In Baptism we are also included in that New Life – we die to sin and rise to new life. So the old ways are no longer appropriate – they need to be discarded. Down through the ages it has been customary for those baptised to be given White robes in exchange for their old clothes as they put off the old life and receive the New LIfe that is in Christ –
And at the heart of it this new life is Worship. For some reason or other a question which has been rattling around in my heart and mind these past weeks has been, ‘what does the life turned towards God look like?’ What does the life turned toward God look like? and the only answer I can come up with is that it looks like one who is worshipping god night and day, it is the life of a Saint.
St Paul at the beginning of his explanation of the gospel, his letter to the Romans speaks to those whom he has addressed the letter as ‘those called to be Saints’ 1Elsewhere he often refers to the Christians to whom he writes as ‘the Saints’ – so as Christians we are at once already Saints, but also called to be Saints.

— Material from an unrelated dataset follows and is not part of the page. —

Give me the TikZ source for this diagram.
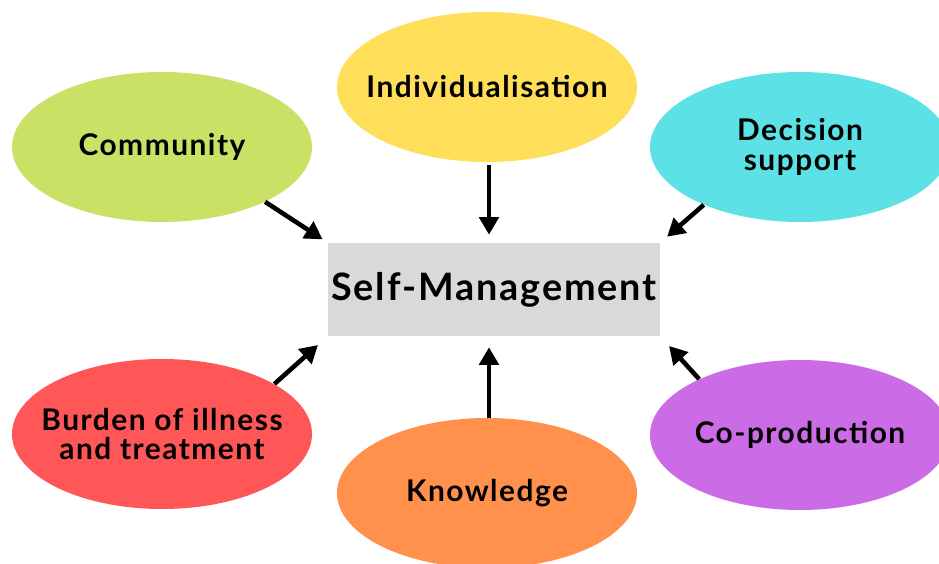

This sounds a little odd until perhaps we think about our birth – when we are born we are indisputably human, totally so – but we would think that it was something very very Wrong if after 3 score years and ten we were still In and through Baptism we were still clad in nappies, 40 cm tall, not speaking etc etc – Yes when we are born we are fully human, and also we need to grow into that humanness. So also when we are baptised, born again we are fully Saints, but we need also to grow fully into that Sainthood.
Those whom the church calls Saints are those who have known this and have devoted themselves to growing fully into who in Christ they are, and this is a path that is set before us all. We all are Saints, we are all called to be Saints.
One final thing, this is something we do together. In a few minutes in the Apostles Creed we shall declare that we believe in the communion of Saints – it is a phrase we all too readily skip over but we shouldn’t. First it reminds us that we are part of the heavenly community with those who have gone before us in faith – that we are as we gather here today surrounded by a great crowd of witnesses, and that it is only the dimness of our sight that prevents us from seeing them. Here as we gather in worship we participate in the feats of heaven, the Eucharist.
I remember vividly once going to a Requiem Mass for a dear friend – at the Eucharist all I can say was that heaven and earth met – we were all together, reunited around the table at the Marriage supper of the Lamb.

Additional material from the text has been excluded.